MCAs are far from the ordinary term loans you’ve encountered so far. A term loan requires monthly or annual payments based on irregular and unfixed interest values. This could double, triple, and even quadruple the amount you took originally, depending on how long you take to repay it! However, MCAs allow you to pay back the monthly or annual remittances based on your irregular income. Hence, MCAs are more flexible.

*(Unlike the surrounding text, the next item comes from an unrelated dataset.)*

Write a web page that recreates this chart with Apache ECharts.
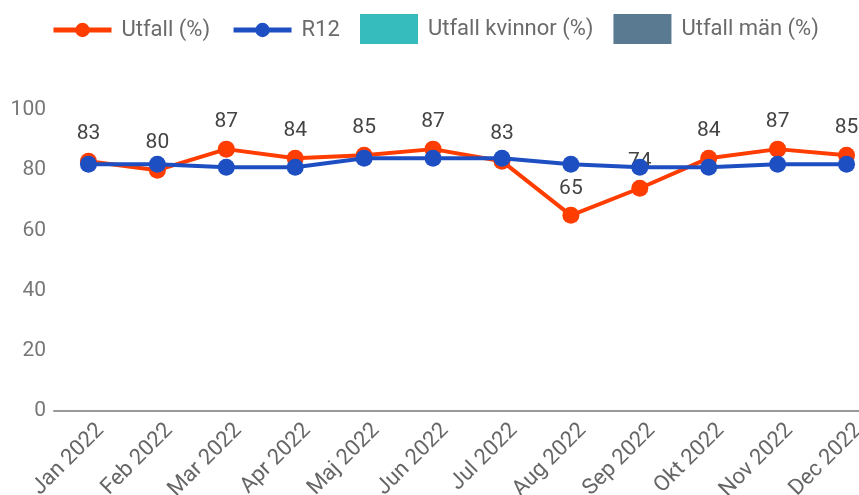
<!DOCTYPE html>
<html>
<head>
<meta charset="utf-8">
<script src="https://cdn.jsdelivr.net/npm/echarts@6/dist/echarts.min.js"></script>
<style>
  html, body { margin: 0; padding: 0; background: #fff; }
  #chart { width: 859px; height: 495px; }
</style>
</head>
<body>
<div id="chart"></div>
<script>
// months on the x axis
var categories = ['Jan 2022', 'Feb 2022', 'Mar 2022', 'Apr 2022', 'Maj 2022', 'Jun 2022',
                  'Jul 2022', 'Aug 2022', 'Sep 2022', 'Okt 2022', 'Nov 2022', 'Dec 2022'];
var utfall = [83, 80, 87, 84, 85, 87, 83, 65, 74, 84, 87, 85];
var r12 = [82, 82, 81, 81, 84, 84, 84, 82, 81, 81, 82, 82];
var yTicks = [0, 20, 40, 60, 80, 100];

var RED = '#ff3d00';
var BLUE = '#1e4fc2';
var FONT = 'Roboto, "Noto Sans", sans-serif';

var myChart = echarts.init(document.getElementById('chart'));

var option = {
    animation: false,
    textStyle: { fontFamily: FONT },
    legend: [{
        left: 46,
        top: 14,
        itemWidth: 58,
        itemHeight: 18,
        itemGap: 21,
        lineStyle: { width: 5 },
        textStyle: { fontSize: 22, color: '#6a6a6a', fontFamily: FONT, padding: [0, 0, 0, 5] },
        data: ['Utfall (%)', 'R12']
    }, {
        left: 355,
        top: 9,
        itemWidth: 58,
        itemHeight: 30,
        itemGap: 20,
        icon: 'rect',
        textStyle: { fontSize: 22, color: '#6a6a6a', fontFamily: FONT, padding: [0, 0, 0, 5] },
        data: ['Utfall kvinnor (%)', 'Utfall män (%)']
    }],
    grid: {
        left: 54,
        right: -22,
        top: 110,
        bottom: 84,
        outerBoundsMode: 'none'
    },
    xAxis: {
        type: 'category',
        data: categories,
        boundaryGap: true,
        axisLine: { lineStyle: { color: '#999', width: 2 } },
        axisTick: { show: false },
        axisLabel: {
            rotate: 45,
            interval: 0,
            margin: 4,
            verticalAlign: 'top',
            padding: [6, 0, 0, 0],
            fontSize: 22,
            color: '#666',
            fontFamily: FONT
        }
    },
    yAxis: {
        type: 'value',
        min: yTicks[0],
        max: yTicks[yTicks.length - 1],
        interval: 20,
        axisLine: { show: false },
        axisTick: { show: false },
        splitLine: { show: false },
        axisLabel: { fontSize: 21, color: '#777', margin: 8, fontFamily: FONT }
    },
    series: [{
        name: 'Utfall (%)',
        type: 'line',
        data: utfall,
        color: RED,
        symbol: 'circle',
        symbolSize: 17,
        lineStyle: { width: 4 },
        label: {
            show: true,
            position: 'top',
            distance: 8,
            fontSize: 21,
            color: '#444',
            fontFamily: FONT
        },
        z: 2
    }, {
        name: 'R12',
        type: 'line',
        data: r12,
        color: BLUE,
        symbol: 'circle',
        symbolSize: 17,
        lineStyle: { width: 4 },
        z: 3
    }, {
        name: 'Utfall kvinnor (%)',
        type: 'bar',
        data: [],
        color: '#36bcbc'
    }, {
        name: 'Utfall män (%)',
        type: 'bar',
        data: [],
        color: '#5a7a92'
    }]
};

myChart.setOption(option);
</script>
</body>
</html>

More so, the remittance you have to pay to the lender after taking on an MCA is based on credit and debit sales.

Benefits of Taking up MCA

  • Flexibility to use cash advance funds as per your choice
  • Don’t require high credit scores
  • Consistent remittances

Pitfalls of Taking up MCA

  • Not for long term growth due to shorter terms
  • It might be more costly than other alternatives
  • Remittance readjustment becomes vital due to irregular revenue fluctuations

What’s the Process of MCA?

Since the loan isn’t similar to a small-business term loan, the qualification, obligation criterion, and several other factors are also non-identical. First and foremost, the eligibility of business cash advances (i.e., MCAs) depends on your ability to pay the agreed allowances rather than the credit score.

The remittance rate remains unchanged, and because the process is so easy, the amount is debited from your business account automatically. The deduction occurs based on credit and debit sales every month as per the agreed percentage. Moreover, if the revenue fluctuations are too high, you can request an adjustment for your remittance rate.

Merchant Cash Advance in a Nutshell

In a nutshell, MCAs give you the freedom of operating a small business while using cash loans that aren’t the same as term loans. The process might sound complicated at first, but in reality, it’s entirely different from small or large business loans. Even though the rate of remittances remains fixed, you can request your lender to readjust it if you’re struggling due to irregular sales revenue.

Do keep in mind that Merchant Cash Advances factor rates are risk-based. That is, the lender will decide the per month remittance rate depending upon how risky it is to invest funds in your small business. At the same time, you should feel comfortable with the flexibility of MCAs. After all, this business financing option is just as legal as others.